IACM needs to build on what AC4 does, and its home institution, the Earth Institute, and expand its disciplinary horizons.
The highlight of the conference was the keynote given by 2011 Nobel Prize Winner, Leymah Gbowee of Liberia. I felt that she was speaking to my concerns, slowly, with conviction, from outside of academia, pausing to look at us, her audience. She needed no powerpoint to prove her point, no figures, no variables, no studies. She was speaking from experience, as a humanitarian, about how complex, how difficult, and how long recovering from conflict takes place.
“Every culture heals differently,” she said. Culture is not a variable, nor it is something that can be changed through education, not it is merely nationality – a childish simplification I saw in several studies. Comparing the difference in reactions between Chinese students and German students in a study does not allow you to see “culture” empirically. The only way to understand and change a culture is through being part of that culture, and patience.
Besides Ms.

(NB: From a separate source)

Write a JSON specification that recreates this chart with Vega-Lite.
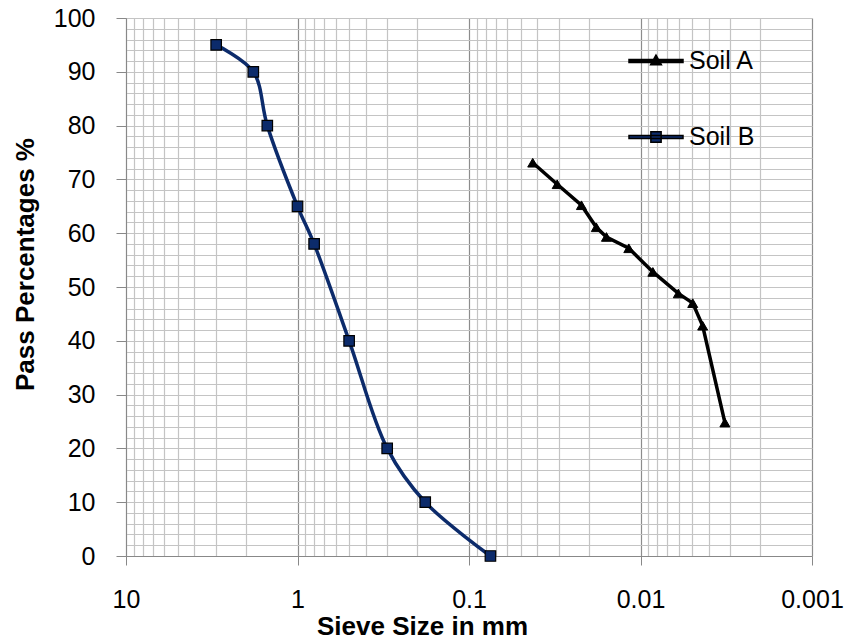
{
  "$schema": "https://vega.github.io/schema/vega-lite/v6.json",
  "width": 686,
  "height": 538,
  "autosize": {"type": "none"},
  "padding": {"left": 126, "top": 18, "right": 41, "bottom": 85},
  "background": "white",
  "config": {
    "view": {"stroke": null},
    "font": "Liberation Sans"
  },
  "data": {
    "values": [
      {"series": "Soil A", "size": 0.0425, "pass": 73.1},
      {"series": "Soil A", "size": 0.0306, "pass": 69.1},
      {"series": "Soil A", "size": 0.0221, "pass": 65.2},
      {"series": "Soil A", "size": 0.0181, "pass": 61.1},
      {"series": "Soil A", "size": 0.0158, "pass": 59.3},
      {"series": "Soil A", "size": 0.0117, "pass": 57.2},
      {"series": "Soil A", "size": 0.00847, "pass": 52.8},
      {"series": "Soil A", "size": 0.00602, "pass": 48.8},
      {"series": "Soil A", "size": 0.00496, "pass": 47.0},
      {"series": "Soil A", "size": 0.00434, "pass": 42.8},
      {"series": "Soil A", "size": 0.00322, "pass": 24.8},
      {"series": "Soil B", "size": 2.98, "pass": 95},
      {"series": "Soil B", "size": 1.81, "pass": 90},
      {"series": "Soil B", "size": 1.5, "pass": 80},
      {"series": "Soil B", "size": 1.0, "pass": 65},
      {"series": "Soil B", "size": 0.8, "pass": 58},
      {"series": "Soil B", "size": 0.5, "pass": 40},
      {"series": "Soil B", "size": 0.3, "pass": 20},
      {"series": "Soil B", "size": 0.18, "pass": 10},
      {"series": "Soil B", "size": 0.075, "pass": 0}
    ]
  },
  "encoding": {
    "x": {
      "field": "size",
      "type": "quantitative",
      "scale": {"type": "log", "domain": [0.001, 10], "reverse": true, "nice": false},
      "axis": {
        "title": "Sieve Size in mm",
        "titleFont": "Liberation Sans",
        "titleFontSize": 26,
        "titleFontWeight": "bold",
        "titleColor": "black",
        "titleBaseline": "alphabetic",
        "titleAlign": "center",
        "titleX": 296,
        "titleY": 78,
        "values": [0.001,0.002,0.003,0.004,0.005,0.006,0.007,0.008,0.009,0.01,0.02,0.03,0.04,0.05,0.06,0.07,0.08,0.09,0.1,0.2,0.3,0.4,0.5,0.6,0.7,0.8,0.9,1,2,3,4,5,6,7,8,9,10],
        "labelExpr": "abs(log(datum.value)/LN10 - round(log(datum.value)/LN10)) < 1e-6 ? format(datum.value, '~g') : ''",
        "labelFontSize": 25,
        "labelColor": "black",
        "labelBaseline": "alphabetic",
        "labelPadding": 42,
        "labelFlush": false,
        "labelOverlap": false,
        "tickSize": 9,
        "tickColor": "#888888",
        "tickOpacity": {"condition": {"test": "abs(log(datum.value)/LN10 - round(log(datum.value)/LN10)) < 1e-6", "value": 1}, "value": 0},
        "domainColor": "#888888",
        "grid": true,
        "gridColor": {"condition": {"test": "abs(log(datum.value)/LN10 - round(log(datum.value)/LN10)) < 1e-6", "value": "#8c8c8c"}, "value": "#c4c4c4"},
        "gridWidth": 1.2
      }
    },
    "y": {
      "field": "pass",
      "type": "quantitative",
      "scale": {"domain": [0, 100], "nice": false},
      "axis": {
        "title": "Pass Percentages %",
        "titleFont": "Liberation Sans",
        "titleFontSize": 26,
        "titleFontWeight": "bold",
        "titleColor": "black",
        "titleBaseline": "alphabetic",
        "titleAngle": -90,
        "titleAlign": "center",
        "titleX": -93,
        "titleY": 246,
        "values": [0,2,4,6,8,10,12,14,16,18,20,22,24,26,28,30,32,34,36,38,40,42,44,46,48,50,52,54,56,58,60,62,64,66,68,70,72,74,76,78,80,82,84,86,88,90,92,94,96,98,100],
        "labelExpr": "datum.value % 10 === 0 ? datum.value : ''",
        "labelFontSize": 25,
        "labelColor": "black",
        "labelPadding": 21,
        "labelFlush": false,
        "labelOverlap": false,
        "tickSize": 10,
        "tickColor": "#888888",
        "tickOpacity": {"condition": {"test": "datum.value % 10 === 0", "value": 1}, "value": 0},
        "domainColor": "#888888",
        "grid": true,
        "gridColor": "#c4c4c4",
        "gridWidth": 1.2
      }
    }
  },
  "layer": [
    {
      "transform": [{"filter": "datum.series === 'Soil B'"}],
      "mark": {"type": "line", "interpolate": "catmull-rom", "color": "#0c2b6b", "strokeWidth": 3.5},
      "encoding": {}
    },
    {
      "transform": [{"filter": "datum.series === 'Soil A'"}],
      "mark": {"type": "line", "interpolate": "linear", "color": "black", "strokeWidth": 3.5},
      "encoding": {}
    },
    {
      "transform": [{"filter": "datum.series === 'Soil A'"}],
      "mark": {"type": "point", "shape": "triangle-up", "size": 100, "filled": true, "opacity": 1, "stroke": "black", "strokeWidth": 1},
      "encoding": {
        "color": {
          "field": "series",
          "type": "nominal",
          "scale": {"domain": ["Soil A", "Soil B"], "range": ["black", "#0c2b6b"]},
          "legend": {
            "title": null,
            "orient": "none",
            "legendX": 502,
            "legendY": 15,
            "padding": 0,
            "symbolSize": 2916,
            "symbolType": {"expr": "datum.value === 'Soil A' ? 'M-1,-0.06 L1,-0.06 L1,0.06 L-1,0.06 Z M0,-0.22 L0.2,0.14 L-0.2,0.14 Z' : 'M-1,-0.06 L1,-0.06 L1,0.06 L-1,0.06 Z M-0.19,-0.19 L0.19,-0.19 L0.19,0.19 L-0.19,0.19 Z'"},
            "rowPadding": 35,
            "labelOffset": 5,
            "labelFontSize": 25,
            "labelColor": "black",
            "labelFont": "Liberation Sans",
            "encode": {
              "symbols": {
                "update": {
                  "size": {"value": 2916},
                  "strokeWidth": {"value": 0},
                  "opacity": {"value": 1}
                }
              }
            }
          }
        }
      }
    },
    {
      "transform": [{"filter": "datum.series === 'Soil B'"}],
      "mark": {"type": "point", "shape": "square", "size": 110, "filled": true, "opacity": 1, "stroke": "black", "strokeWidth": 1.2},
      "encoding": {
        "color": {"field": "series", "type": "nominal"}
      }
    }
  ]
}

Gbowee and the other scholarship winners, I saw few examples of that in Stellenbosch.
Unfortunately, from Spier, far away from the townships of South Africa, only accessible through organized, bus tours, we did not even get to see the realities of this country’s great struggle. In our mini-Europe, we could lie in safety with our studies, notwithstanding the experiences of millions so close, yet so far. We listened and cheered to Ms. Gbowee’s powerful speech, but did we really understand?
Luckily, I choose to stay here a month, and got to have a more holistic experience, including visiting Robben Island. Not a single other person at the conference was doing anything similar, to my surprise and disappointment.
The travels, in the end, were the true heart of my journey in Southern Africa. But that, my friends, is another post.